ProductName = "Mozzarell")
The next method is First
. It can return either the first item in a sequence or the first item that matches a condition. You can use it as follows:
'Gets the first product in the list
Dim firstAbsolute = products.First
Try
'Gets the first product where product name starts with P
Dim firstElement = products.First(Function(p) p.ProductName.
StartsWith("P"))
Catch ex As InvalidOperationException
'No item available
End Try
The previous example is self-explanatory: If multiple products have their names starting with the letter P, First
returns just the first one in the sequence or throws an InvalidOperationException
if no item is available. Additionally, a FirstOrDefault
method returns a default value, such as Nothing
, if no item is available. Last
and LastOrDefault
return the last item in a sequence and that work like the preceding illustrated ones.
Partitioning operators enable you to use a technique known as paging, which is common in data access scenarios. There are two main operators in LINQ: Skip
and Take
. Skip
avoids selecting the specified number of elements, and Take
puts the specified number of elements into a sequence. The code in Listing 23.3 shows an example of paging implementation using the two operators.
Module Partitioning
Private pageCount As Integer
Private Products As List(Of Product)
Sub PopulateProducts()
Dim prod1 As New Product With {.ProductID = 0,
.ProductName = "Pasta",
.UnitPrice = 0.5D,
.UnitsInStock = 10,
.Discontinued = False}
Dim prod2 As New Product With {.ProductID = 1,
.ProductName = "Mozzarella",
.UnitPrice = 1D,
.UnitsInStock = 50,
.Discontinued = False}
Dim prod3 As New Product With {.ProductID = 2,
.ProductName = "Crabs",
.UnitPrice = 7D,
.UnitsInStock = 20,
.Discontinued = True}
Dim prod4 As New Product With {.ProductID = 3,
.ProductName = "Tofu",
.UnitPrice = 3.5D,
.UnitsInStock = 40,
.Discontinued = False}
Products = New List(Of Product) From {prod1,
prod2,
prod3,
prod4}
End Sub
Function QueryProducts() As IEnumerable(Of Product)
Dim query As IEnumerable(Of Product)
'If pageCount = 0 we need to retrieve the first 10 products
If pageCount = 0 Then
query = From prod In Products _
Order By Prod.ProductID _
Take 10
Else
'Skips the already shown products
'and takes next 10
query = From prod In Products _
Order By Prod.ProductID _
Skip pageCount Take 10
End If
'In real applications ensure that query is not null
Return query
End Function
End Module
The private field pageCount
acts as a counter. According to its value, the query skips the number of elements already visited, represented by the value of pageCount
. If no elements were visited, the query skips nothing. The code invoking QueryProducts
increases or decreases the pageCount
value by 10 units depending on whether you want to move forward or backward to the collection items.

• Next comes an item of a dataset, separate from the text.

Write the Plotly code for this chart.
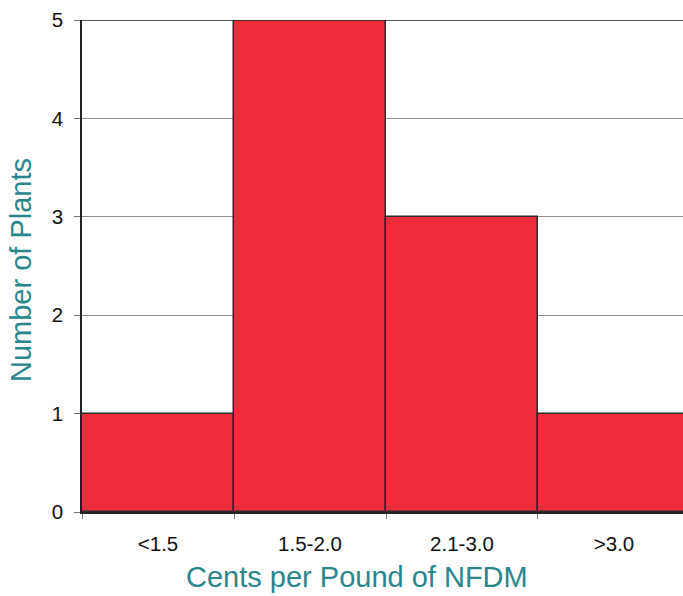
import plotly.graph_objects as go

# Price bins (cents per pound of NFDM) and plant counts per bin
categories = ["<1.5", "1.5-2.0", "2.1-3.0", ">3.0"]
plant_counts = [1, 5, 3, 1]
y_ticks = [0, 1, 2, 3, 4, 5]

TITLE_COLOR = "#2B868C"

fig = go.Figure(
    go.Bar(
        x=categories,
        y=plant_counts,
        marker=dict(color="#EF2D3A", line=dict(color="#2a2a2a", width=1.5)),
        width=1.0,
    )
)

fig.update_layout(
    width=683,
    height=596,
    margin=dict(l=82, r=0, t=20, b=84),
    paper_bgcolor="white",
    plot_bgcolor="white",
    bargap=0,
    showlegend=False,
    font=dict(family="Arial, Liberation Sans, sans-serif", color="#111"),
)

fig.update_xaxes(
    type="category",
    range=[-0.5, 3.454],
    showgrid=False,
    showline=True,
    linecolor="#222",
    linewidth=1.5,
    ticks="outside",
    tickson="boundaries",
    ticklen=5,
    tickcolor="#777",
    tickfont=dict(size=20.5),
    ticklabelstandoff=13,
)

fig.update_yaxes(
    range=[0, 5],
    tickvals=y_ticks,
    showgrid=True,
    gridcolor="#8f8f8f",
    gridwidth=1,
    showline=True,
    linecolor="#222",
    linewidth=1.5,
    ticks="outside",
    ticklen=6,
    tickcolor="#777",
    tickfont=dict(size=20.5),
    ticklabelstandoff=7,
    zeroline=False,
)

# Top border of the plotting area
fig.add_shape(
    type="line", xref="paper", yref="y",
    x0=0, x1=1, y0=5, y1=5,
    line=dict(color="#222", width=1.5),
)

# Axis titles
fig.add_annotation(
    text="Cents per Pound of NFDM",
    xref="paper", yref="paper", x=0.4576, y=0,
    xanchor="center", yanchor="middle", yshift=-65,
    showarrow=False, font=dict(size=29, color=TITLE_COLOR),
)
fig.add_annotation(
    text="Number of Plants",
    xref="paper", yref="paper", x=0, y=0.5,
    xanchor="center", yanchor="middle", xshift=-61, yshift=-4,
    textangle=-90,
    showarrow=False, font=dict(size=29, color=TITLE_COLOR),
)

fig.write_html("out.html")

In this chapter, you got a high-level overview of LINQ key concepts. In this particular discussion, you got information about LINQ to Objects as the built-in provider for querying in-memory collections. We showed LINQ in action via specific Visual Basic keywords that recall the SQL syntax, such as From
, Select
, Where
, and Join
. You can build LINQ queries while writing Visual Basic code, taking advantage of the background compiler, IntelliSense, and CLR control. Such queries written in the code editor are known as query expressions. Query expressions return an IEnumerable(Of T)
but are not executed immediately. According to the key concept of deferred execution, LINQ queries are executed only when they are effectively utilized. This is something that you find in subsequent LINQ providers. With LINQ, you can build complex query expressions to query your data sources via the standard query operators, which were covered in the last part of the chapter. LINQ to Objects is the basis of LINQ, and most of the concepts shown in this chapter will be revisited in the next ones.